O Brasil nunca regulamentou formalmente o lobby, mas parte do Congresso segue adotando discursos e votações que parecem
seguir mais os interesses de Washington do que os do povo brasileiro. Soma-se a isso o fato de que os EUA fazem sentir o seu interesse em questões legislativas.
Um exemplo mais evidente dessa presença norte-americana trazida pelos entrevistados do Mundioka, podcast da Sputnik Brasil, é o caso da vinda da Internet 5G para o Brasil.
"Quando o Brasil, em grande medida se inclinou a abrir o mercado para a China nessa seara, os Estados Unidos, ainda sob a administração Trump, e depois democrata, apresentou uma posição muito firme, contrária à participação da China nesse mercado no Brasil", lembra Augusto Teixeira Júnior, professor associado do Departamento de Relações Internacionais da Universidade Federal da Paraíba (UFPB).
"O que é muito importante, porque demonstra que os Estados Unidos, que se veem em uma competição global contra a China, tendem a não aceitar a participação do seu antagonista principal em áreas sensíveis de investimentos em países da América Latina e do Caribe, dentre os quais o Brasil."
Na esteira das questões tecnológicas, os
interesses das big techs frente à tentativa de regulação a ser proposta pelo Brasil é outro exemplo em que os EUA mostram seu poder intervencionista.
Como não existe regulamentação do lobby no Brasil, a prática recebe conotação negativa no país, afirma Ana Carolina Marson, professora de relações internacionais da Fundação Escola de Sociologia e Política de São Paulo (FESPSP).
Apesar disso, "os Estados Unidos influenciam, sim. Querendo ou não, há esse lobby, essa tentativa de influenciar o processo decisório da democracia.[…] E os Estados Unidos são um país intervencionista que busca promover os seus interesses dentro de outros países das discussões de outros países", completa a especialista.
De acordo com ela, todos os espectros estão
suscetíveis às influências de lobistas. Entretanto, quando falamos de EUA, a bancada mais vinculada à direita do espectro político se mostra mais alinhada aos interesses do Tio Sam.
A relação do deputado federal e filho do ex-presidente Jair Bolsonaro com políticos republicanos e conservadores dos Estados Unidos já ficou evidente em diversas aparições na mídia do parlamentar em eventos aliados a Donald Trump ou Steve Bannon.
Em março deste ano, Eduardo Bolsonaro
resolveu se licenciar do cargo e partir para os EUA, para, segundo ele,
evitar uma suposta perseguição.
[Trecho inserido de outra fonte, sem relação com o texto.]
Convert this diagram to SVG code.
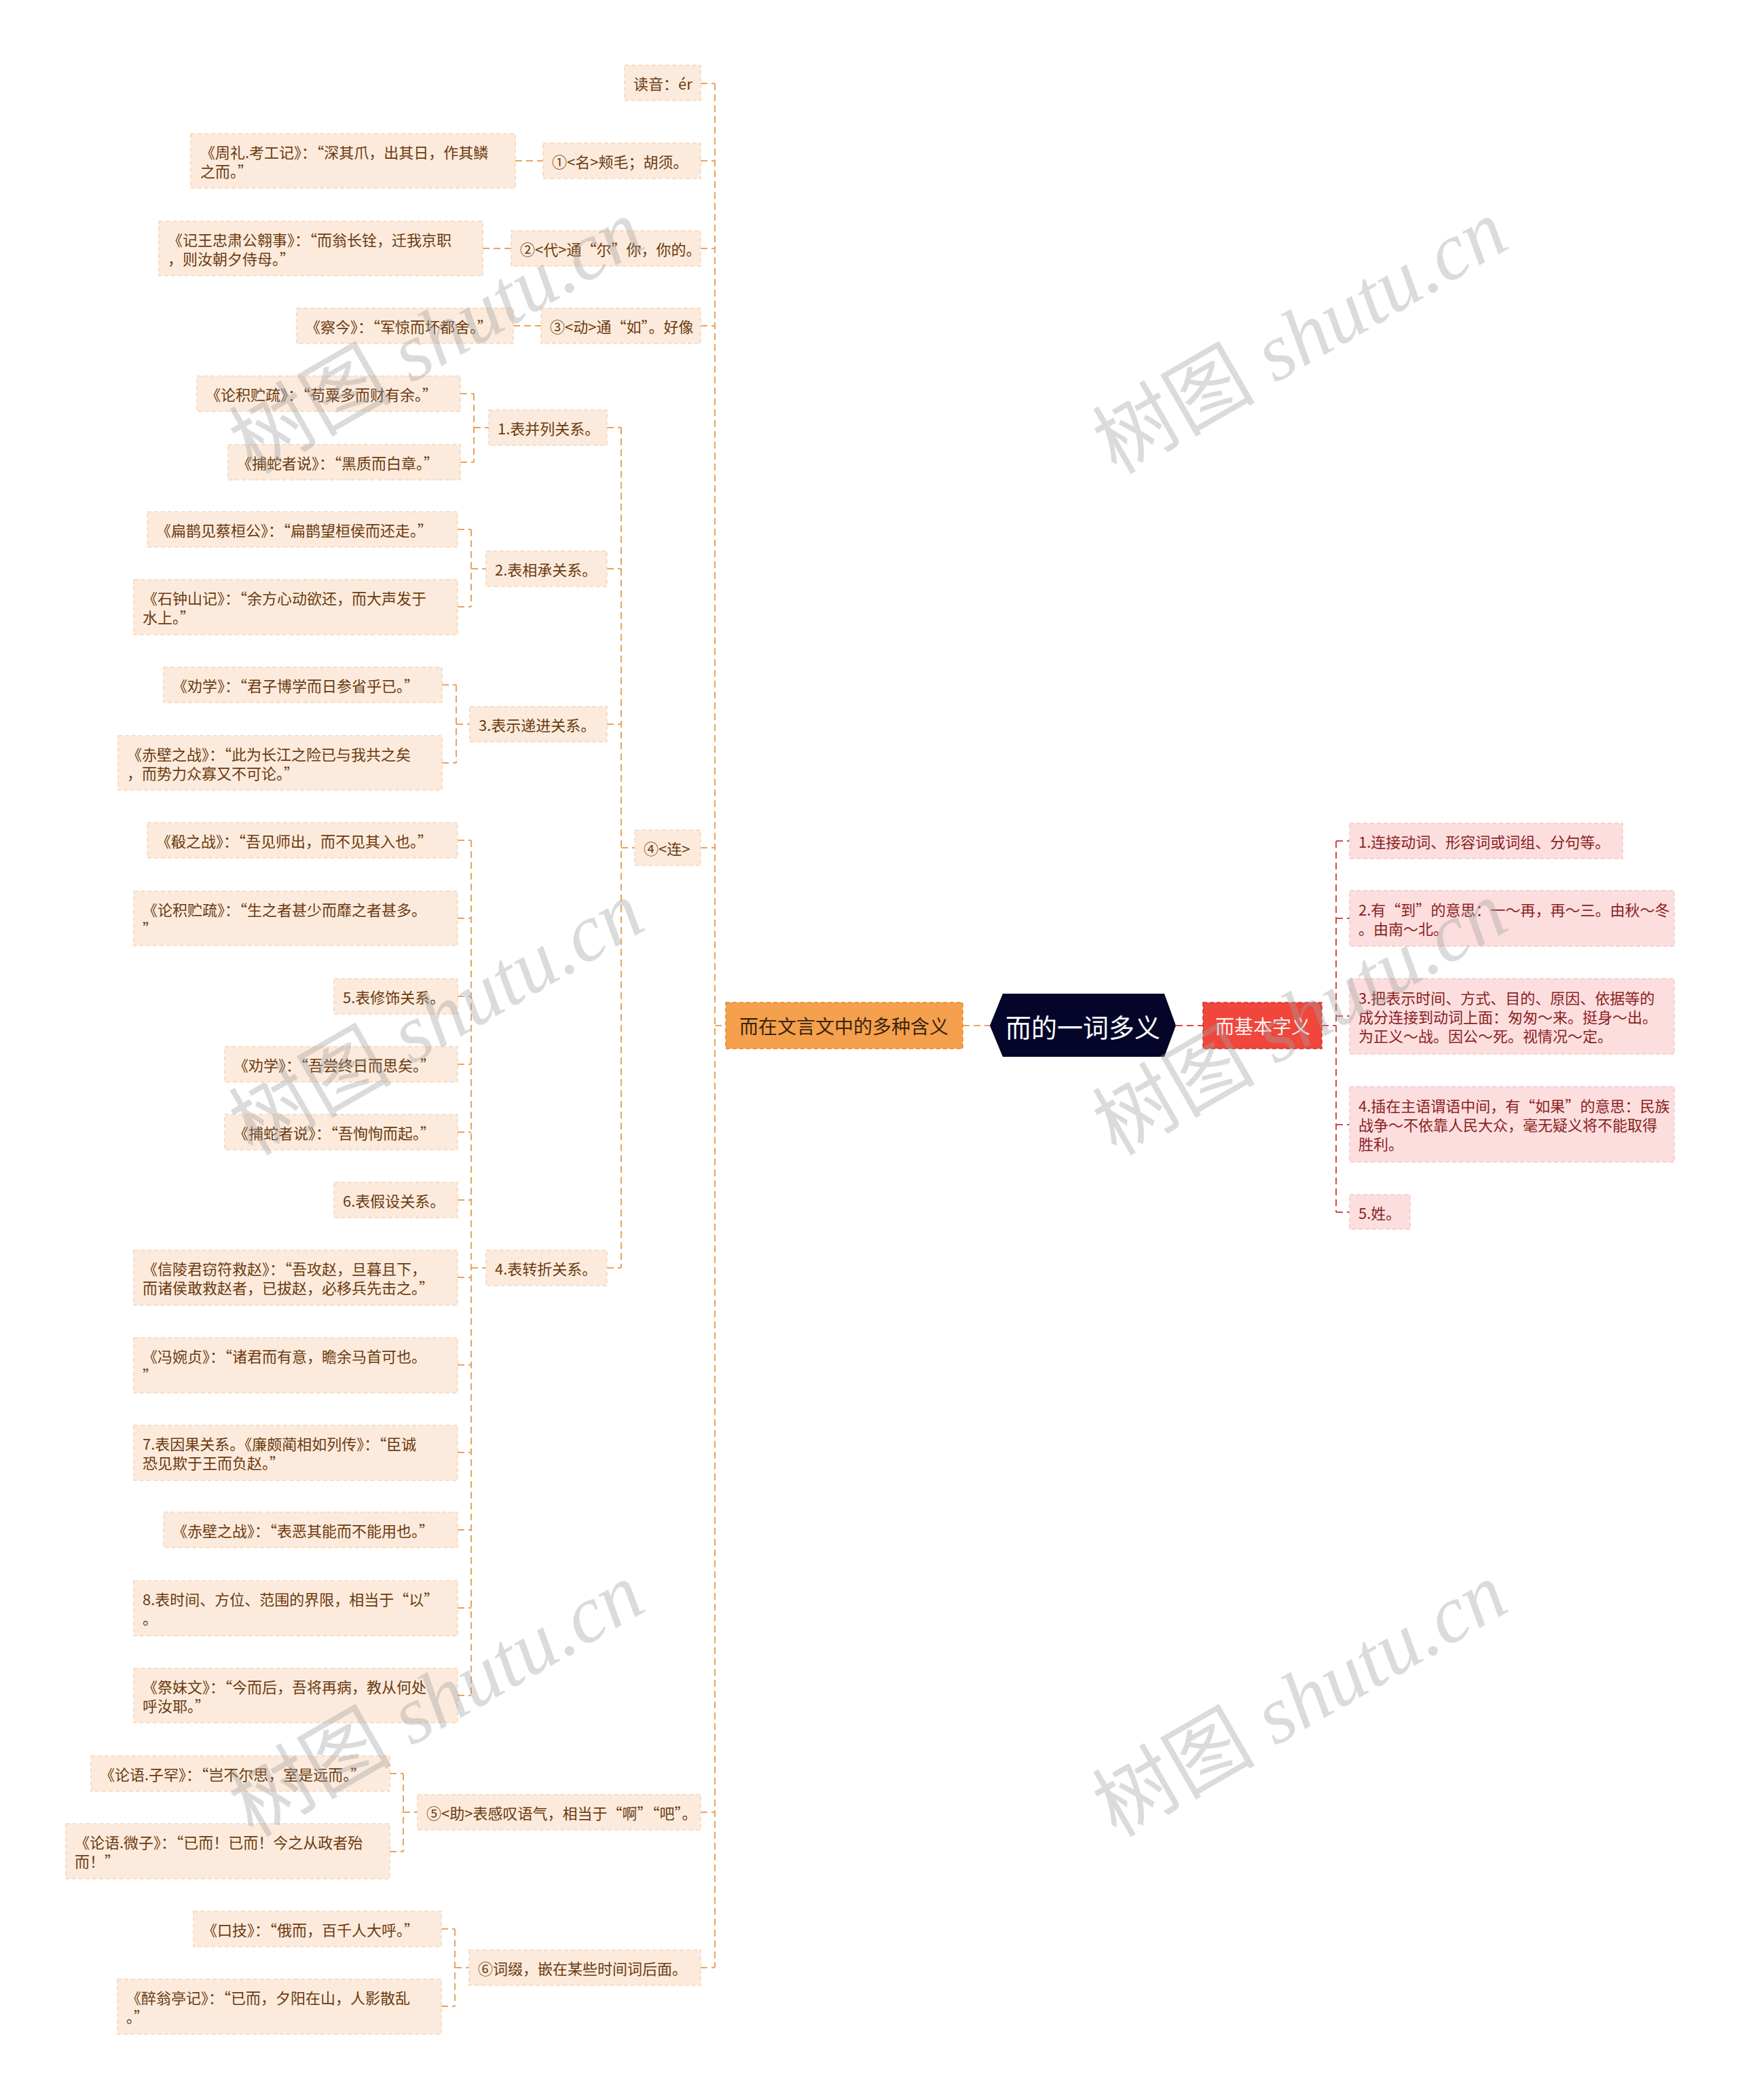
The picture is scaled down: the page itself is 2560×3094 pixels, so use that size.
<svg xmlns="http://www.w3.org/2000/svg" width="2560" height="3094" viewBox="0 0 2560 3094">
<style>
.n{fill:#fcebdc;stroke:#f5d6bb;stroke-width:1.5;stroke-dasharray:6 4}
.t{font-family:"Noto Sans CJK SC","Noto Sans",sans-serif;font-size:22px;fill:#6b3a10;dominant-baseline:central}
.rn{fill:#fcdede;stroke:#f6c6c6;stroke-width:1.5;stroke-dasharray:6 4}
.rt{font-family:"Noto Sans CJK SC","Noto Sans",sans-serif;font-size:22px;fill:#8a1f1f;dominant-baseline:central}
.q{font-feature-settings:"fwid" 1}
.c{fill:none;stroke:#e9a35e;stroke-width:2;stroke-dasharray:10 6}
.rc{fill:none;stroke:#d24a4a;stroke-width:2;stroke-dasharray:10 6}
.wm{font-family:"Liberation Serif",serif;font-style:italic;font-size:120px;fill:#a0a0a0;fill-opacity:0.38}
.wmc{font-family:"Noto Sans CJK SC",sans-serif;font-style:normal}
</style>
<rect width="2560" height="3094" fill="#ffffff"/>
<g id="connectors">
<path class="c" d="M1053 123V2899M1032 123H1053M1032 237H1053M1032 366H1053M1032 480H1053M1032 1249H1053M1032 2670H1053M1032 2899H1053M1053 1511H1069"/>
<path class="c" d="M759 237H800M711 366H753M756 480H797"/>
<path class="c" d="M915 630V1868M894 630H915M894 838H915M894 1067H915M894 1868H915M915 1249H935"/>
<path class="c" d="M698 580V681M678 580H698M678 681H698M698 630H720"/>
<path class="c" d="M694 780V894M674 780H694M674 894H694M694 838H716"/>
<path class="c" d="M672 1009V1124M651 1009H672M651 1124H672M672 1067H692"/>
<path class="c" d="M694 1238V2498M674 1238H694M674 1353H694M674 1468H694M674 1568H694M674 1668H694M674 1768H694M674 1882H694M674 2011H694M674 2140H694M674 2254H694M674 2369H694M674 2498H694M694 1868H716"/>
<path class="c" d="M594 2613V2728M574 2613H594M574 2728H594M594 2670H615"/>
<path class="c" d="M670 2842V2956M650 2842H670M650 2956H670M670 2899H691"/>
<path class="c" d="M1418 1511H1458" stroke="#e39a5c" stroke-dasharray="6 4 22 4"/>
<path class="rc" d="M1732 1511H1772" stroke-dasharray="22 4 6 4"/>
<path class="rc" d="M1968 1239V1786M1947 1511H1968M1968 1239H1988M1968 1353H1988M1968 1497H1988M1968 1657H1988M1968 1786H1988"/>
</g>
<g id="root">
<polygon points="1458,1511 1477,1464 1715,1464 1732,1511 1715,1557 1477,1557" fill="#05052a"/>
<text x="1595" y="1511" text-anchor="middle" dominant-baseline="central" font-family="Noto Sans CJK SC,sans-serif" font-size="38" fill="#ffffff">而的一词多义</text>
</g>
<g id="branch-left">
<rect x="1069" y="1477" width="349" height="68" fill="#f5a04c" stroke="#e0862e" stroke-width="1.5" stroke-dasharray="6 4"/>
<text x="1243" y="1511" text-anchor="middle" dominant-baseline="central" font-family="Noto Sans CJK SC,sans-serif" font-size="28" fill="#3a2410">而在文言文中的多种含义</text>
</g>
<g id="branch-right">
<rect x="1772" y="1477" width="175" height="68" fill="#f0463c" stroke="#c8362e" stroke-width="1.5" stroke-dasharray="6 4"/>
<text x="1860" y="1511" text-anchor="middle" dominant-baseline="central" font-family="Noto Sans CJK SC,sans-serif" font-size="28" fill="#fff2f0">而基本字义</text>
</g>
<g id="n-duyin"><rect class="n" x="920" y="96" width="112" height="52"/><text class="t" x="933" y="122">读音：ér</text></g>
<g id="n-1"><rect class="n" x="800" y="211" width="232" height="52"/><text class="t" x="813" y="237">①&lt;名&gt;颊毛；胡须。</text></g>
<g id="n-1a"><rect class="n" x="281" y="197" width="478" height="80"/><text class="t" x="295" y="223">《周礼.考工记》：<tspan class="q">“</tspan>深其爪，出其日，作其鳞</text><text class="t" x="295" y="251">之而。<tspan class="q">”</tspan></text></g>
<g id="n-2"><rect class="n" x="753" y="340" width="279" height="52"/><text class="t" x="766" y="366">②&lt;代&gt;通<tspan class="q">“</tspan>尔<tspan class="q">”</tspan>你，你的。</text></g>
<g id="n-2a"><rect class="n" x="234" y="326" width="477" height="80"/><text class="t" x="247" y="352">《记王忠肃公翱事》：<tspan class="q">“</tspan>而翁长铨，迁我京职</text><text class="t" x="247" y="380">，则汝朝夕侍母。<tspan class="q">”</tspan></text></g>
<g id="n-3"><rect class="n" x="797" y="454" width="235" height="52"/><text class="t" x="810" y="480">③&lt;动&gt;通<tspan class="q">“</tspan>如<tspan class="q">”</tspan>。好像</text></g>
<g id="n-3a"><rect class="n" x="437" y="454" width="319" height="52"/><text class="t" x="450" y="480">《察今》：<tspan class="q">“</tspan>军惊而坏都舍。<tspan class="q">”</tspan></text></g>
<g id="n-4"><rect class="n" x="935" y="1223" width="97" height="52"/><text class="t" x="948" y="1249">④&lt;连&gt;</text></g>
<g id="n-4-1"><rect class="n" x="720" y="604" width="174" height="52"/><text class="t" x="733" y="630">1.表并列关系。</text></g>
<g id="n-4-1a"><rect class="n" x="290" y="554" width="388" height="52"/><text class="t" x="303" y="580">《论积贮疏》：<tspan class="q">“</tspan>苟粟多而财有余。<tspan class="q">”</tspan></text></g>
<g id="n-4-1b"><rect class="n" x="336" y="655" width="342" height="52"/><text class="t" x="349" y="681">《捕蛇者说》：<tspan class="q">“</tspan>黑质而白章。<tspan class="q">”</tspan></text></g>
<g id="n-4-2"><rect class="n" x="716" y="812" width="178" height="52"/><text class="t" x="729" y="838">2.表相承关系。</text></g>
<g id="n-4-2a"><rect class="n" x="217" y="754" width="457" height="52"/><text class="t" x="230" y="780">《扁鹊见蔡桓公》：<tspan class="q">“</tspan>扁鹊望桓侯而还走。<tspan class="q">”</tspan></text></g>
<g id="n-4-2b"><rect class="n" x="197" y="854" width="477" height="81"/><text class="t" x="210" y="880">《石钟山记》：<tspan class="q">“</tspan>余方心动欲还，而大声发于</text><text class="t" x="210" y="908">水上。<tspan class="q">”</tspan></text></g>
<g id="n-4-3"><rect class="n" x="692" y="1041" width="202" height="52"/><text class="t" x="705" y="1067">3.表示递进关系。</text></g>
<g id="n-4-3a"><rect class="n" x="241" y="983" width="410" height="52"/><text class="t" x="254" y="1009">《劝学》：<tspan class="q">“</tspan>君子博学而日参省乎已。<tspan class="q">”</tspan></text></g>
<g id="n-4-3b"><rect class="n" x="174" y="1084" width="477" height="80"/><text class="t" x="187" y="1110">《赤壁之战》：<tspan class="q">“</tspan>此为长江之险已与我共之矣</text><text class="t" x="187" y="1138">，而势力众寡又不可论。<tspan class="q">”</tspan></text></g>
<g id="n-4-4"><rect class="n" x="716" y="1842" width="178" height="52"/><text class="t" x="729" y="1868">4.表转折关系。</text></g>
<g id="n-4-4a"><rect class="n" x="217" y="1212" width="457" height="52"/><text class="t" x="230" y="1238">《殽之战》：<tspan class="q">“</tspan>吾见师出，而不见其入也。<tspan class="q">”</tspan></text></g>
<g id="n-4-4b"><rect class="n" x="197" y="1313" width="477" height="80"/><text class="t" x="210" y="1339">《论积贮疏》：<tspan class="q">“</tspan>生之者甚少而靡之者甚多。</text><text class="t" x="210" y="1367"><tspan class="q">”</tspan></text></g>
<g id="n-4-4c"><rect class="n" x="492" y="1442" width="182" height="52"/><text class="t" x="505" y="1468">5.表修饰关系。</text></g>
<g id="n-4-4d"><rect class="n" x="331" y="1542" width="343" height="52"/><text class="t" x="344" y="1568">《劝学》：<tspan class="q">“</tspan>吾尝终日而思矣。<tspan class="q">”</tspan></text></g>
<g id="n-4-4e"><rect class="n" x="331" y="1642" width="343" height="52"/><text class="t" x="344" y="1668">《捕蛇者说》：<tspan class="q">“</tspan>吾恂恂而起。<tspan class="q">”</tspan></text></g>
<g id="n-4-4f"><rect class="n" x="492" y="1742" width="182" height="52"/><text class="t" x="505" y="1768">6.表假设关系。</text></g>
<g id="n-4-4g"><rect class="n" x="197" y="1842" width="477" height="81"/><text class="t" x="210" y="1868">《信陵君窃符救赵》：<tspan class="q">“</tspan>吾攻赵，旦暮且下，</text><text class="t" x="210" y="1896">而诸侯敢救赵者，已拔赵，必移兵先击之。<tspan class="q">”</tspan></text></g>
<g id="n-4-4h"><rect class="n" x="197" y="1971" width="477" height="81"/><text class="t" x="210" y="1997">《冯婉贞》：<tspan class="q">“</tspan>诸君而有意，瞻余马首可也。</text><text class="t" x="210" y="2025"><tspan class="q">”</tspan></text></g>
<g id="n-4-4i"><rect class="n" x="197" y="2100" width="477" height="81"/><text class="t" x="210" y="2126">7.表因果关系。《廉颇蔺相如列传》：<tspan class="q">“</tspan>臣诚</text><text class="t" x="210" y="2154">恐见欺于王而负赵。<tspan class="q">”</tspan></text></g>
<g id="n-4-4j"><rect class="n" x="241" y="2228" width="433" height="52"/><text class="t" x="254" y="2254">《赤壁之战》：<tspan class="q">“</tspan>表恶其能而不能用也。<tspan class="q">”</tspan></text></g>
<g id="n-4-4k"><rect class="n" x="197" y="2329" width="477" height="81"/><text class="t" x="210" y="2355">8.表时间、方位、范围的界限，相当于<tspan class="q">“</tspan>以<tspan class="q">”</tspan></text><text class="t" x="210" y="2383">。</text></g>
<g id="n-4-4l"><rect class="n" x="197" y="2458" width="477" height="80"/><text class="t" x="210" y="2484">《祭妹文》：<tspan class="q">“</tspan>今而后，吾将再病，教从何处</text><text class="t" x="210" y="2512">呼汝耶。<tspan class="q">”</tspan></text></g>
<g id="n-5"><rect class="n" x="615" y="2644" width="417" height="52"/><text class="t" x="628" y="2670">⑤&lt;助&gt;表感叹语气，相当于<tspan class="q">“</tspan>啊<tspan class="q">”</tspan><tspan class="q">“</tspan>吧<tspan class="q">”</tspan>。</text></g>
<g id="n-5a"><rect class="n" x="134" y="2587" width="440" height="52"/><text class="t" x="147" y="2613">《论语.子罕》：<tspan class="q">“</tspan>岂不尔思，室是远而。<tspan class="q">”</tspan></text></g>
<g id="n-5b"><rect class="n" x="97" y="2687" width="477" height="81"/><text class="t" x="110" y="2713">《论语.微子》：<tspan class="q">“</tspan>已而！已而！今之从政者殆</text><text class="t" x="110" y="2741">而！<tspan class="q">”</tspan></text></g>
<g id="n-6"><rect class="n" x="691" y="2873" width="341" height="52"/><text class="t" x="704" y="2899">⑥词缀，嵌在某些时间词后面。</text></g>
<g id="n-6a"><rect class="n" x="285" y="2816" width="365" height="52"/><text class="t" x="298" y="2842">《口技》：<tspan class="q">“</tspan>俄而，百千人大呼。<tspan class="q">”</tspan></text></g>
<g id="n-6b"><rect class="n" x="173" y="2916" width="477" height="81"/><text class="t" x="186" y="2942">《醉翁亭记》：<tspan class="q">“</tspan>已而，夕阳在山，人影散乱</text><text class="t" x="186" y="2970">。<tspan class="q">”</tspan></text></g>
<g id="r-1"><rect class="rn" x="1988" y="1213" width="402" height="52"/><text class="rt" x="2001" y="1239">1.连接动词、形容词或词组、分句等。</text></g>
<g id="r-2"><rect class="rn" x="1988" y="1312" width="478" height="82"/><text class="rt" x="2001" y="1339">2.有<tspan class="q">“</tspan>到<tspan class="q">”</tspan>的意思：一～再，再～三。由秋～冬</text><text class="rt" x="2001" y="1367">。由南～北。</text></g>
<g id="r-3"><rect class="rn" x="1988" y="1442" width="478" height="111"/><text class="rt" x="2001" y="1469">3.把表示时间、方式、目的、原因、依据等的</text><text class="rt" x="2001" y="1497">成分连接到动词上面：匆匆～来。挺身～出。</text><text class="rt" x="2001" y="1525">为正义～战。因公～死。视情况～定。</text></g>
<g id="r-4"><rect class="rn" x="1988" y="1601" width="478" height="111"/><text class="rt" x="2001" y="1628">4.插在主语谓语中间，有<tspan class="q">“</tspan>如果<tspan class="q">”</tspan>的意思：民族</text><text class="rt" x="2001" y="1656">战争～不依靠人民大众，毫无疑义将不能取得</text><text class="rt" x="2001" y="1684">胜利。</text></g>
<g id="r-5"><rect class="rn" x="1988" y="1760" width="89" height="51"/><text class="rt" x="2001" y="1786">5.姓。</text></g>
<g id="watermarks">
<text class="wm" transform="translate(372,700) rotate(-30)"><tspan class="wmc">树图</tspan> shutu.cn</text>
<text class="wm" transform="translate(1644,700) rotate(-30)"><tspan class="wmc">树图</tspan> shutu.cn</text>
<text class="wm" transform="translate(372,1704) rotate(-30)"><tspan class="wmc">树图</tspan> shutu.cn</text>
<text class="wm" transform="translate(1644,1704) rotate(-30)"><tspan class="wmc">树图</tspan> shutu.cn</text>
<text class="wm" transform="translate(372,2708) rotate(-30)"><tspan class="wmc">树图</tspan> shutu.cn</text>
<text class="wm" transform="translate(1644,2708) rotate(-30)"><tspan class="wmc">树图</tspan> shutu.cn</text>
</g>
</svg>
Na ocasião, ele atacou o ministro do Supremo Tribunal Federal (STF) Alexandre de Moraes, relator do inquérito que tem o pai, Jair Bolsonaro, como um dos réus.
Para Teixeira Júnior, o que o deputado faz no
âmbito internacional pode ser percebido como
atentado à soberania nacional, especialmente por se tratar de um tema de cunho doméstico e de disputas políticas que acontecem dentro do marco da Constituição.
"Ao ir para os EUA, ao se licenciar e ao fazer articulação e lobby para que medidas sejam adotadas contra atores e instituições nacionais, de certa forma, ele age contra o interesse nacional e contra a soberania nacional."
Na mesma linha, Marson avalia que as ações de Eduardo Bolsonaro nos EUA são muito sérias e prejudiciais à imagem do Brasil.
A autorização para os Estados Unidos participar de lançamentos a partir do Centro Espacial de Alcântara (CEA), no Maranhão, foi aprovada pelo Congresso em 2019, durante o governo Bolsonaro.
O projeto assinado pelo
Senado Federal em novembro daquele ano
ratificou o acordo assinado em Washington meses antes. Marson avalia que o processo que culminou com a base de Alcântara cedida a empresas estadunidenses teve forte influência do lobby dos EUA.
Segundo ela, esses grupos pressionaram o Itamaraty na representação brasileira nos Estados Unidos, e contou também com o envolvimento da embaixada dos EUA no Brasil.
Na ocasião, justificava-se que o Brasil perderia muito dinheiro caso não aceitasse o acordo, ao passo que era afirmado que
"a cessão da base de Alcântara não significaria a presença militar dos Estados Unidos no Brasil, algo que preocupava parte da população brasileira", acrescentou.